Collins also argued the alleged statement of wanting Hunter dead is one of opinion, protected by the First Amendment and not defined as defamatory. Collins said this statement is not enough to allege actual malice.
Collins argued the statute of limitations was expired and there were problems with the defense’s claim about a bad faith criminal prosecution of the appellant.
“Number one, he’s barred from making the claim because he’s made it the first time on appeal,” Collins said. “The defendants did not prosecute Mr. Hunter. Crow Wing County did and he has failed to cite any authority to support that claim whatsoever.”
In a telephone interview, Thursday, March 4, Shaw said he is optimistic the Minnesota Court of Appeals will allow Hunter’s case to proceed as it is an appropriate defamation claim as defined by state law.
“The actions of the defendants, Mr. Randolph, Ms. Coughlin, were grossly out of line, were politically motivated and was the prosecution of an individual for a personal agenda,” Shaw said. “That ended up in an individual being put in jail, reputation ruined over a few years of fighting charges, which of course while dismissed, it takes a lot out of someone to be accused as a serious criminal. To be fighting that for two years, until you get vindicated and have your name all over the media with your mugshot and being accused of this and that … it’s a huge negative impact. No one should have to go through that.
“That’s what the lawsuit is all about is accountability, to hold these people accountable.

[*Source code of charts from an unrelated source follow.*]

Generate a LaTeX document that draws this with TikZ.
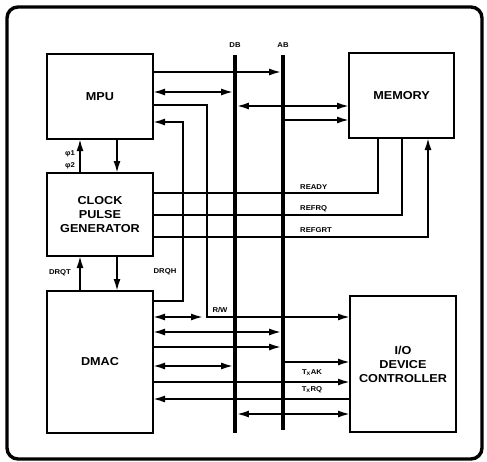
\documentclass[tikz,border=0pt]{standalone}
\usepackage{fontspec}
\setmainfont{Liberation Sans}[FakeStretch=1.1]
\usetikzlibrary{arrows.meta}
\tikzset{
blk/.style={draw,line width=1.4pt,minimum width=106pt,inner sep=0pt,outer sep=0pt,align=center,font=\bfseries\fontsize{11.5}{14}\selectfont},
sig/.style={line width=1.8pt},
bus/.style={line width=3.8pt},
lbl/.style={inner sep=0pt,font=\bfseries\fontsize{7}{8}\selectfont},
tobus/.style={shorten >=1.9pt},
frombus/.style={shorten <=1.9pt}
}
\begin{document}
\begin{tikzpicture}[x=1pt,y=-1pt,>={Latex[length=12pt,width=7pt]}]
\useasboundingbox (0,0) rectangle (487,461);
\draw[line width=3.4pt,rounded corners=11pt](7,7) rectangle (482,459);
% blocks
\node[blk,minimum height=85pt] (mpu) at (100,96.5) {MPU};
\node[blk,minimum height=83pt] (clock) at (100,214.5) {CLOCK\\PULSE\\GENERATOR};
\node[blk,minimum height=142pt] (dmac) at (100,362) {DMAC};
\node[blk,minimum width=105pt,minimum height=85pt] (mem) at (401.5,95.5) {MEMORY};
\node[blk,minimum height=136pt] (io) at (403,364) {I/O\\DEVICE\\CONTROLLER};
% buses
\coordinate (db) at (235,55);
\coordinate (ab) at (283,55);
\node[lbl] (dbl) at (235,45) {DB};
\node[lbl] (abl) at (283,45) {AB};
% MPU side
\draw[sig,->,tobus] (mpu.east|-0,72) -- (ab|-0,72);
\draw[sig,<->,tobus] (mpu.east|-0,92) -- (db|-0,92);
\draw[sig,<->,frombus] (db|-0,106) -- (mem.west|-0,106);
\draw[sig,->,frombus] (ab|-0,120) -- (mem.west|-0,120);
\coordinate (rwtop) at (207,105);
\coordinate (rw) at (207,317);
\draw[sig,->] (mpu.east|-rwtop) -- (rwtop) -- (rw) -- (io.west|-rw);
\draw[sig,<->] (dmac.east|-rw) -- ([xshift=-4pt]rw);
\node[lbl] (rwl) at (220,310) {R/W};
\coordinate (drqh) at (183,122);
\draw[sig,->] (dmac.east|-0,301) -| (drqh) -- (mpu.east|-drqh);
\node[lbl] (drqhl) at (165,272) {DRQH};
% clock
\draw[sig,->] (clock.north-|80,0) -- (mpu.south-|80,0);
\draw[sig,->] (mpu.south-|117,0) -- (clock.north-|117,0);
\node[lbl] (phia) at (70,154) {φ1};
\node[lbl] (phib) at (70,166) {φ2};
\draw[sig,->] (dmac.north-|80,0) -- (clock.south-|80,0);
\draw[sig,->] (clock.south-|117,0) -- (dmac.north-|117,0);
\node[lbl] (drqtl) at (60,273) {DRQT};
\draw[sig] (clock.east|-0,193) -| (378,0|-mem.south);
\draw[sig] (clock.east|-0,215) -| (402,0|-mem.south);
\draw[sig,->] (clock.east|-0,237) -| (428,0|-mem.south);
\node[lbl,anchor=west] (ready) at (300,187) {READY};
\node[lbl,anchor=west] (refrq) at (300,209) {REFRQ};
\node[lbl,anchor=west] (refgrt) at (300,230) {REFGRT};
% DMAC side
\draw[sig,<->,tobus] (dmac.east|-0,332) -- (ab|-0,332);
\draw[sig,->,tobus] (dmac.east|-0,347) -- (ab|-0,347);
\draw[sig,<->,tobus] (dmac.east|-0,366) -- (db|-0,366);
\draw[sig,->,frombus] (ab|-0,362) -- (io.west|-0,362);
\draw[sig,->] (dmac.east|-0,382) -- (io.west|-0,382);
\draw[sig,->] (io.west|-0,399) -- (dmac.east|-0,399);
\draw[sig,<->,frombus] (db|-0,414) -- (io.west|-0,414);
\node[lbl] (txak) at (312,373) {T\textsubscript{X}AK};
\node[lbl] (txrq) at (312,390) {T\textsubscript{X}RQ};
\draw[bus] (db) -- (db|-0,433);
\draw[bus] (ab) -- (ab|-0,430);
\end{tikzpicture}
\end{document}
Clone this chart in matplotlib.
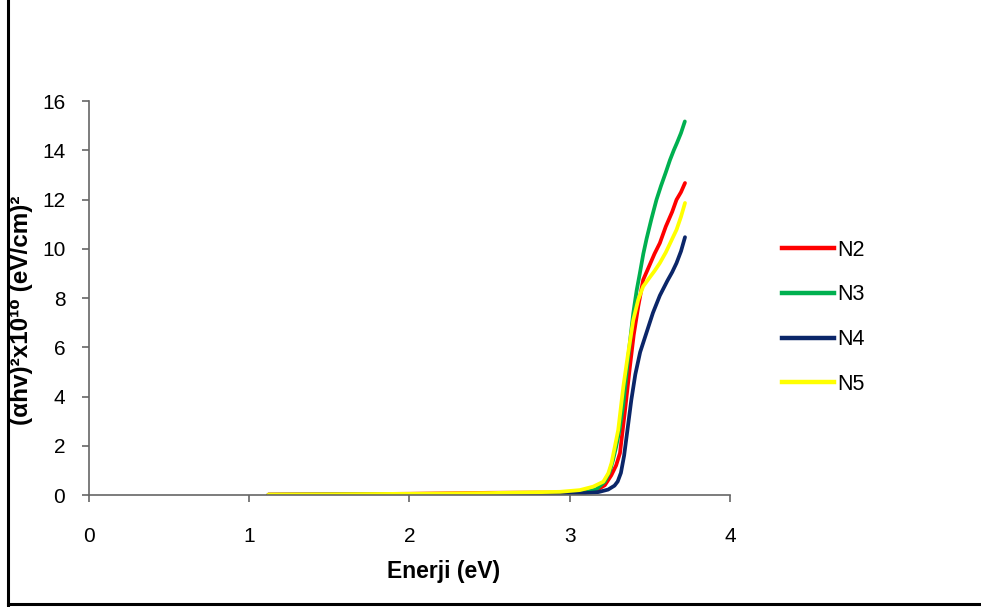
import numpy as np
import matplotlib
matplotlib.use('Agg')
import matplotlib.pyplot as plt
from matplotlib.lines import Line2D

plt.rcParams['font.family'] = ['Liberation Sans', 'DejaVu Sans']

# Datos (energia en eV)
e_n2 = [1.12, 1.5, 2.0, 2.5, 2.8, 3.0, 3.1, 3.17, 3.22, 3.26, 3.29, 3.314, 3.345,
        3.376, 3.40, 3.428, 3.459, 3.49, 3.53, 3.563, 3.60, 3.64, 3.667, 3.695, 3.72]
v_n2 = [0.02, 0.03, 0.05, 0.09, 0.10, 0.10, 0.12, 0.20, 0.40, 0.80, 1.20, 1.70, 3.40,
        5.20, 6.50, 7.65, 8.74, 9.20, 9.80, 10.23, 10.90, 11.50, 11.99, 12.30, 12.67]

e_n3 = [1.12, 2.0, 2.6, 3.0, 3.1, 3.17, 3.22, 3.25, 3.27, 3.29, 3.31, 3.335, 3.355,
        3.376, 3.397, 3.418, 3.438, 3.46, 3.48, 3.51, 3.542, 3.57, 3.60, 3.626, 3.65,
        3.67, 3.695, 3.719]
v_n3 = [0.01, 0.03, 0.05, 0.07, 0.10, 0.25, 0.55, 0.95, 1.40, 1.95, 2.60, 3.70, 4.95,
        6.20, 7.38, 8.30, 9.00, 9.80, 10.40, 11.20, 11.99, 12.55, 13.10, 13.60, 14.00,
        14.30, 14.70, 15.17]

e_n4 = [1.12, 2.0, 2.6, 3.0, 3.1, 3.18, 3.24, 3.28, 3.30, 3.32, 3.34, 3.36, 3.385,
        3.41, 3.44, 3.48, 3.52, 3.563, 3.61, 3.64, 3.667, 3.695, 3.72]
v_n4 = [0.01, 0.03, 0.05, 0.06, 0.08, 0.12, 0.22, 0.38, 0.55, 0.90, 1.60, 2.60, 3.86,
        4.90, 5.80, 6.60, 7.40, 8.10, 8.70, 9.05, 9.42, 9.90, 10.47]

e_n5 = [1.12, 1.5, 2.0, 2.5, 2.94, 3.064, 3.147, 3.21, 3.241, 3.261, 3.282, 3.303,
        3.335, 3.366, 3.397, 3.428, 3.459, 3.49, 3.53, 3.563, 3.60, 3.64, 3.667, 3.695,
        3.72]
v_n5 = [0.02, 0.03, 0.05, 0.08, 0.13, 0.20, 0.34, 0.54, 0.88, 1.29, 1.96, 2.64,
        4.40, 5.80, 7.10, 7.93, 8.47, 8.75, 9.10, 9.42, 9.85, 10.40, 10.77, 11.30,
        11.86]

series = [('N2', e_n2, v_n2, '#FF0000'),
          ('N3', e_n3, v_n3, '#00B050'),
          ('N4', e_n4, v_n4, '#0B2669'),
          ('N5', e_n5, v_n5, '#FFFF00')]

fig = plt.figure(figsize=(9.81, 6.07), dpi=100)
ax = fig.add_axes([0.0907, 0.1845, 0.6533, 0.6491])

for nombre, e, v, c in series:
    ax.plot(e, v, color=c, lw=2.7, label=nombre, solid_capstyle='round',
            solid_joinstyle='round')

ax.set_xlim(0, 4)
ax.set_ylim(0, 16)
ax.set_xticks(range(0, 5))
ax.set_yticks(range(0, 17, 2))
for s in ['top', 'right']:
    ax.spines[s].set_visible(False)
for s in ['left', 'bottom']:
    ax.spines[s].set_color('#666666')
    ax.spines[s].set_linewidth(1.2)
ax.tick_params(axis='both', direction='out', length=5, width=1.2, color='#666666',
               labelsize=15)
ax.tick_params(axis='y', pad=12)
ax.tick_params(axis='x', pad=18)

ax.set_xlabel('Enerji (eV)', fontsize=16.5, fontweight='bold')
ax.xaxis.set_label_coords(0.554, -0.165)
ax.set_ylabel('(αhv)²x10¹⁰ (eV/cm)²', fontsize=17.5, fontweight='bold')
ax.yaxis.set_label_coords(-0.087, 0.47)

handles = [Line2D([0], [0], color=c, lw=3.2) for _, _, _, c in series]
fig.legend(handles, [s[0] for s in series], loc='upper left',
           bbox_to_anchor=(0.797, 0.605), frameon=False, fontsize=15.5,
           handlelength=2.4, handletextpad=0.15, labelspacing=1.1,
           borderpad=0, borderaxespad=0)

# Marco de la figura (solo izquierda y abajo)
fig.add_artist(Line2D([0.0085, 0.0085], [0.003, 1.0], color='black', lw=2.2,
                      transform=fig.transFigure))
fig.add_artist(Line2D([0.0085, 1.0], [0.0045, 0.0045], color='black', lw=2.2,
                      transform=fig.transFigure))

fig.savefig('out.png', dpi=100)
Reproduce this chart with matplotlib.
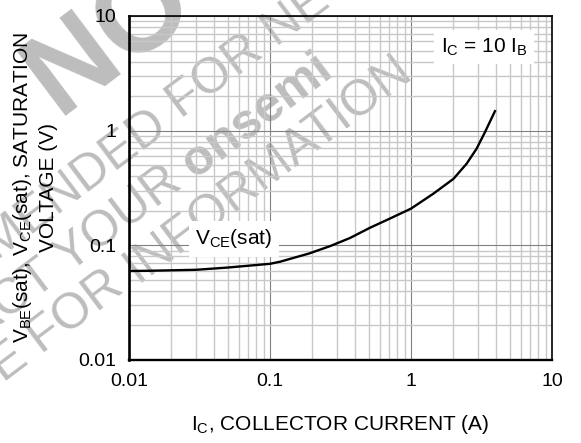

To get justice for Mr. Hunter and, more importantly, to make sure it doesn’t happen again. This cannot be allowed to happen to anybody else.”
Collins stated in an email statement: “From the beginning of this lawsuit, we have maintained that many, if not all, of Mr. Hunter’s claims should be dismissed immediately as a matter of law. The district court agreed with us, and based on the recent oral argument, we are confident the Minnesota Court of Appeals will agree with us as well.”